U of M threatens $80 fines for biking on restricted Washington Ave. bridge

University of Minnesota police say they’ll start slapping bikers on the Washington Avenue Bridge with $80 fines unless they get off their bikes and walk them. The Minnesota Daily reports today that new restrictions on the bridge’s pedestrian level have caused congestion resulting in at least one injury from a collision.
People who pedal and walk between the U of M’s East Bank and West Bank Minneapolis campuses have been corraled in the covered walkway that runs down the middle of the bridge’s upper pedestrian level ever since inspectors examining the bridge to ready it to carry light-rail trains said the bridge might not be safe at the edges.

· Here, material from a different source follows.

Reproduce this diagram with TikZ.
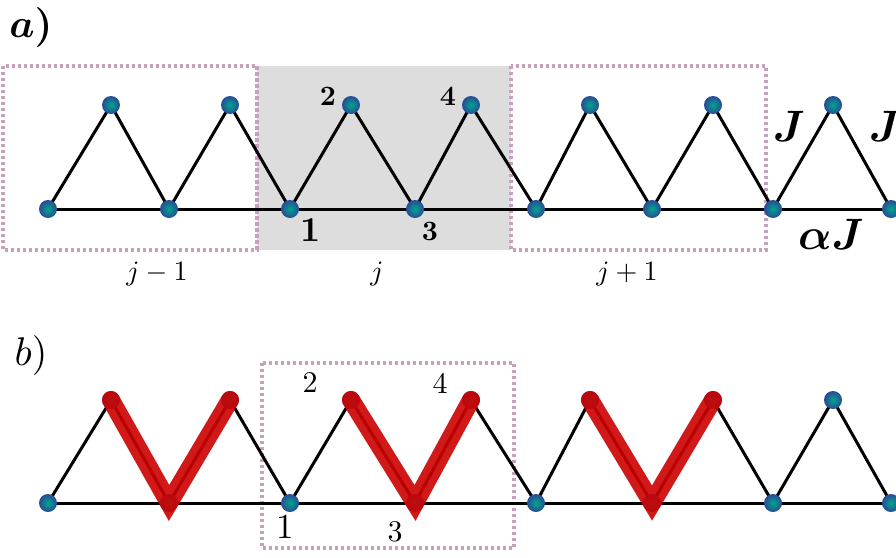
\documentclass[tikz,border=0pt]{standalone}
\usepackage{amsmath,bm}
\usepackage{graphicx}
\newcommand{\szx}[2]{\scalebox{#1}{#2}}
\begin{document}
\begin{tikzpicture}[x=1pt,y=-1pt]
\tikzset{
  site/.style={circle,inner sep=0pt,minimum size=18pt,shading=radial,inner color={rgb,255:red,0;green,165;blue,140},outer color={rgb,255:red,40;green,75;blue,150}},
  bond/.style={line width=3pt,black},
  cell/.style={draw={rgb,255:red,200;green,160;blue,185},line width=3.5pt,dash pattern=on 3pt off 3pt},
  dimer/.style={line width=18pt,draw={rgb,255:red,205;green,0;blue,0},opacity=0.9,line cap=round,line join=miter},
  txt/.style={inner sep=0pt}}
\useasboundingbox (0,0) rectangle (896,557);
\clip (0,0) rectangle (896,557);
\fill[white] (0,0) rectangle (896,557);
% panel a boxes
\fill[fill={rgb,255:red,221;green,221;blue,221}] (257,66) rectangle (511,250);
\draw[cell] (3,66) rectangle (257,250);
\draw[cell] (257,66) -- (257,250);
\draw[cell] (511,66) rectangle (766,250);
% panel b box
\draw[cell] (262,363) rectangle (514,548);
% coordinates
\foreach \n/\x in {0/48,1/169,2/290,3/415,4/536,5/652,6/773,7/891}{
  \coordinate (ab\n) at (\x,209);
  \coordinate (bb\n) at (\x,503);
}
\foreach \n/\x in {0/111,1/230,2/351,3/471,4/590,5/713,6/833}{
  \coordinate (at\n) at (\x,105);
  \coordinate (bt\n) at (\x,400);
}
% bonds
\foreach \pp in {a,b}{
  \draw[bond] (\pp b0) -- (\pp b7);
  \draw[bond] (\pp b0) -- (\pp t0) -- (\pp b1) -- (\pp t1) -- (\pp b2) -- (\pp t2) -- (\pp b3) -- (\pp t3) -- (\pp b4) -- (\pp t4) -- (\pp b5) -- (\pp t5) -- (\pp b6) -- (\pp t6) -- (\pp b7);
}
% sites
\foreach \pp in {a,b}{
  \foreach \n in {0,...,7}{\node[site] (s\pp b\n) at (\pp b\n) {};}
  \foreach \n in {0,...,6}{\node[site] (s\pp t\n) at (\pp t\n) {};}
}
% dimers
\draw[dimer] (sbt0.center) -- (sbb1.center) -- (sbt1.center);
\draw[dimer] (sbt2.center) -- (sbb3.center) -- (sbt3.center);
\draw[dimer] (sbt4.center) -- (sbb5.center) -- (sbt5.center);
% labels panel a
\node[txt] (la) at (31,27) {\szx{4}{$\bm{a)}$}};
\node[txt] (a2) at (328,96) {\szx{2.8}{\bfseries 2}};
\node[txt] (a4) at (448,96) {\szx{2.8}{\bfseries 4}};
\node[txt] (a1) at (311,230) {\szx{3.5}{\bfseries 1}};
\node[txt] (a3) at (430,231) {\szx{2.8}{\bfseries 3}};
\node[txt] (J1) at (789,126) {\szx{4.4}{$\bm{J}$}};
\node[txt] (J2) at (885,126) {\szx{4.4}{$\bm{J}$}};
\node[txt] (aJ) at (831,234) {\szx{4.4}{$\bm{\alpha J}$}};
\node[txt] (c1) at (157,274) {\szx{2.8}{$j-1$}};
\node[txt] (c2) at (377,274) {\szx{2.8}{$j$}};
\node[txt] (c3) at (627,274) {\szx{2.8}{$j+1$}};
% labels panel b
\node[txt] (lb) at (31,355) {\szx{4}{$b)$}};
\node[txt] (b2) at (310,383) {\szx{3}{2}};
\node[txt] (b4) at (440,383) {\szx{3}{4}};
\node[txt] (b1) at (285,527) {\szx{3.5}{1}};
\node[txt] (b3) at (395,532) {\szx{3}{3}};
\end{tikzpicture}
\end{document}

Minneapolis’s Washington Avenue Bridge offers a bird’s-eye view of the Mississippi riverbank where twisted girders investigators studied from the I-35W bridge remain splayed out as if from a spilled erector set. But the safety restrictions prevent would-be armchair-forensic engineers from taking in the scene from the bridge’s railings.
The $80 fines could prove valuable in another way, though — as a lab for studying congestion pricing. The U of M is a hotbed of interest in the concept, which has demonstration projects already in place along I-394’s toll lanes, with more to come soon on I-35W. It’s only a short walk for researchers at the U of M’s Humphrey Institute for Public Affairs to the Washington Avenue Bridge’s new single Sane Lane for bikes and pedestrians.
Meanwhile, some bicyclists are avoiding collisions, corraling and collaring by cops by abandoning the upper deck altogether to travel on the freeway-like vehicle lanes of the bridge’s lower deck.